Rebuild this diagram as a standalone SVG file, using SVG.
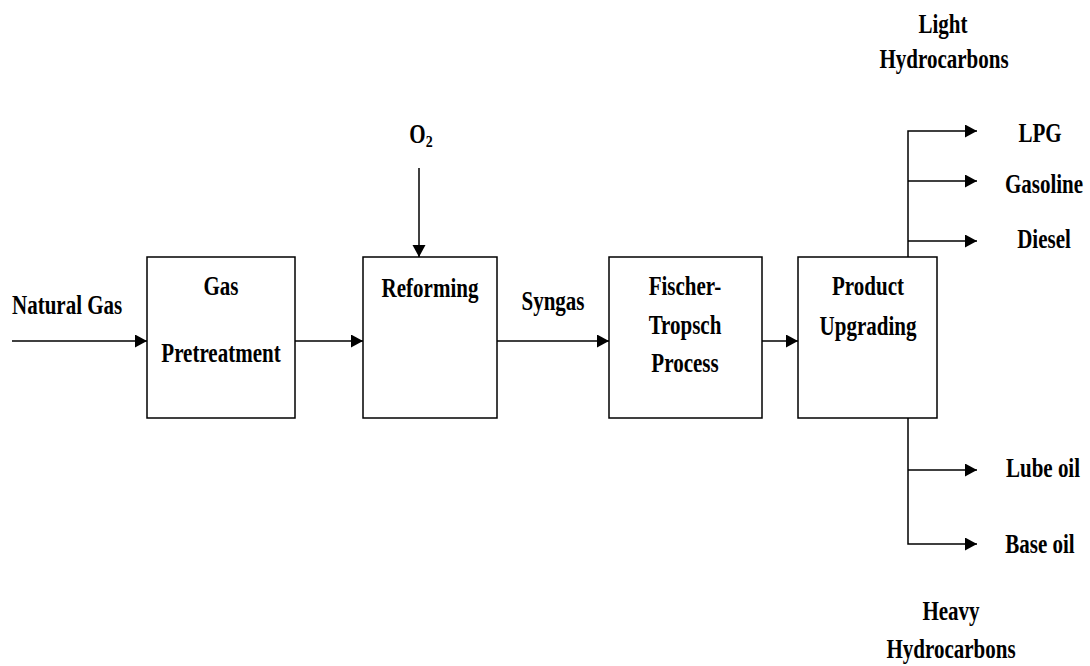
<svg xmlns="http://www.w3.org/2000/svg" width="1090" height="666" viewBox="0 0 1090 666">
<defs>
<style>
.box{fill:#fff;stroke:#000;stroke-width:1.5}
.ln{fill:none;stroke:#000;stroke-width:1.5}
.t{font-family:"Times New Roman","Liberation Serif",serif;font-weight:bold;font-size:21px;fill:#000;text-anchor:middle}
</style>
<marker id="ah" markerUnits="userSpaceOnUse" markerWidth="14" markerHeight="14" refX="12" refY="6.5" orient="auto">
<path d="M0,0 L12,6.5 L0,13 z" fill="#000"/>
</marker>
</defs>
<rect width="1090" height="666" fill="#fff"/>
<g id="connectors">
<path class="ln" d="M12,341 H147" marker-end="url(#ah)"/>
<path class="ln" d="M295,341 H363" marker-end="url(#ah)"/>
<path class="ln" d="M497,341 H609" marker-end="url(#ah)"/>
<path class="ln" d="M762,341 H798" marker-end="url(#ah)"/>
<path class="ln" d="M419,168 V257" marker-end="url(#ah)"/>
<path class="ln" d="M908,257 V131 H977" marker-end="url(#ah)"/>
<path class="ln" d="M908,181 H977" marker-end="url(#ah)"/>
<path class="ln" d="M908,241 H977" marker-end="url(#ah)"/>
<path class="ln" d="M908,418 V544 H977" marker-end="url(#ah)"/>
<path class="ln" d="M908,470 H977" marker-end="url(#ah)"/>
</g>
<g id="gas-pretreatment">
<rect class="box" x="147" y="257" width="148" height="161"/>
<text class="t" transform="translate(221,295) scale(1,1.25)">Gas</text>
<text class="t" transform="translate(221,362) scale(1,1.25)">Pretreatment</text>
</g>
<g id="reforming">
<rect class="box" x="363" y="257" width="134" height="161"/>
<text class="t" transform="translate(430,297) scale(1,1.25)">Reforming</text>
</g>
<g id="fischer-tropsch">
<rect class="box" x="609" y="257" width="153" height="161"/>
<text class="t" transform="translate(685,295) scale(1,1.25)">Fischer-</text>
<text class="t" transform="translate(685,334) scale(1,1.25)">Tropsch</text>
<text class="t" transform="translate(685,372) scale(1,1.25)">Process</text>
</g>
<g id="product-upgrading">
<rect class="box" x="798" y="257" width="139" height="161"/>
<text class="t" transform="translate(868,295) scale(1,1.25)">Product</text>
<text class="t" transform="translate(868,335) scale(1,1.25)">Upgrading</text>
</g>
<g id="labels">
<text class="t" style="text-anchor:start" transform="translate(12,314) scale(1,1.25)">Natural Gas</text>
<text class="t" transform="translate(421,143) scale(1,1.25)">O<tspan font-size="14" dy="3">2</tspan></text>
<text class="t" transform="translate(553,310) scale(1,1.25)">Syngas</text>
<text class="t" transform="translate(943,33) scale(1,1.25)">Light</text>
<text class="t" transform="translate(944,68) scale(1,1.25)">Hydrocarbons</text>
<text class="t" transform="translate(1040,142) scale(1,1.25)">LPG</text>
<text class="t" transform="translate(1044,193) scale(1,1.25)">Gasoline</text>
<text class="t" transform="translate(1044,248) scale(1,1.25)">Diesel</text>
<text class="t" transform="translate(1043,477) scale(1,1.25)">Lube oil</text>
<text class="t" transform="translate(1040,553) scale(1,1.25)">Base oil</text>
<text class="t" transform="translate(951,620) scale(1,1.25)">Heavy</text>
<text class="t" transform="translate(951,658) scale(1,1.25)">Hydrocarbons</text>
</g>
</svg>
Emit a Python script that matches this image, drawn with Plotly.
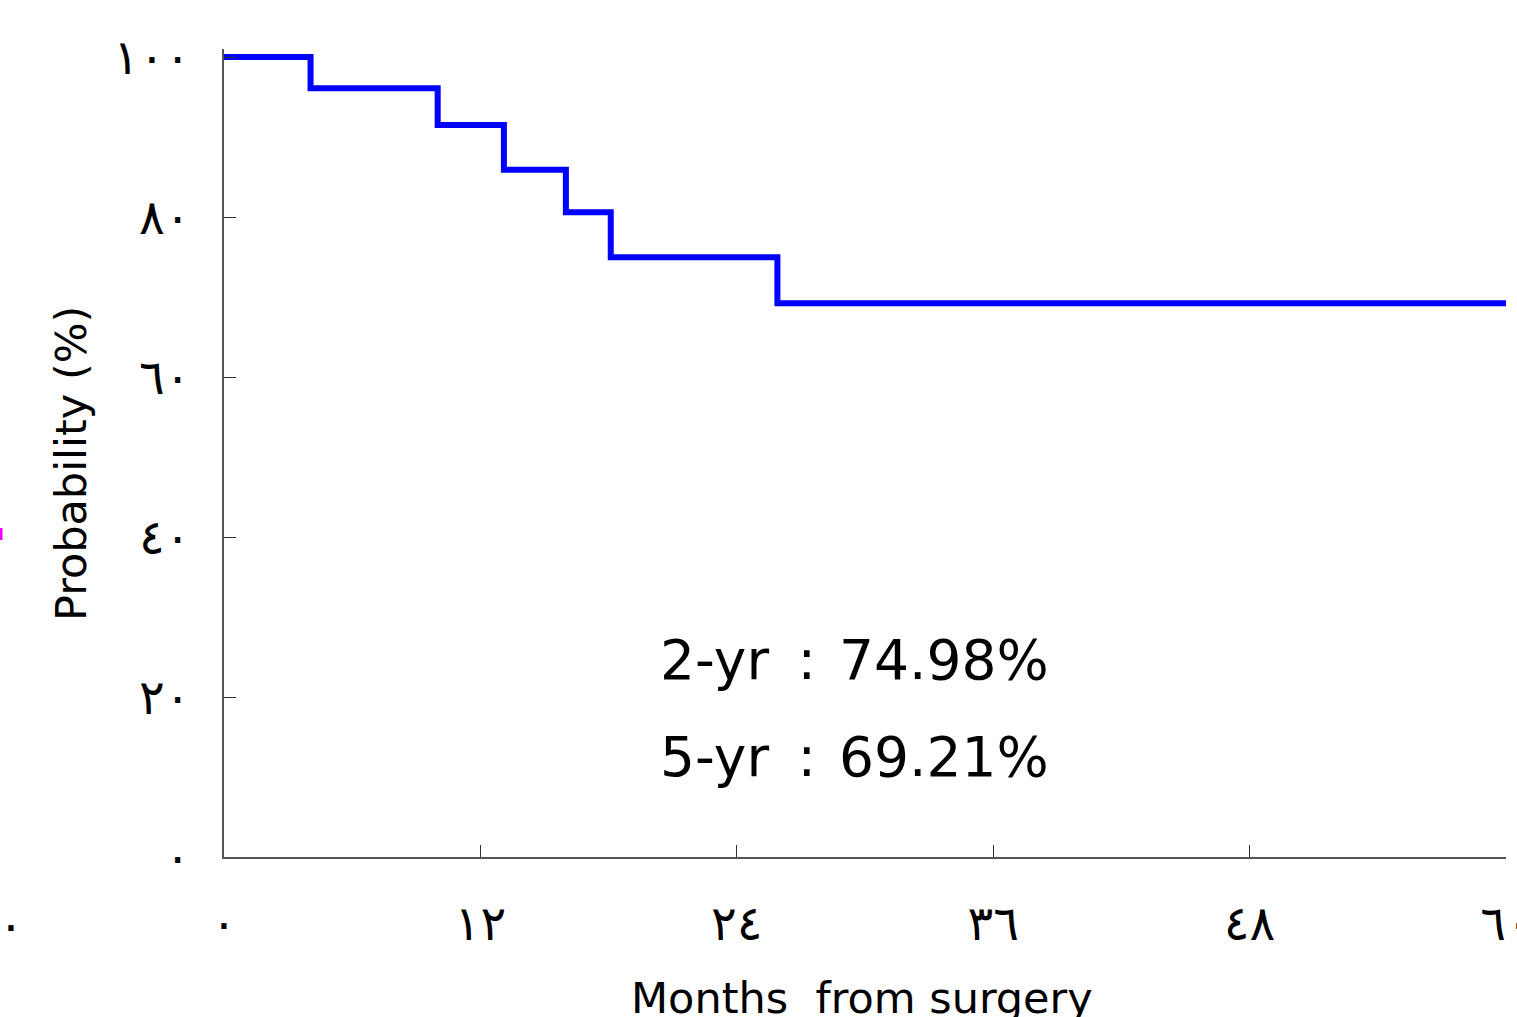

_ _ _

### JOB
Show each line of the data that contains the string "this".

### RESPONSE TO THE TASK
Rebuild this diagram as a standalone SVG file, using SVG.
Emit a Python script that matches this image, drawn with Plotly.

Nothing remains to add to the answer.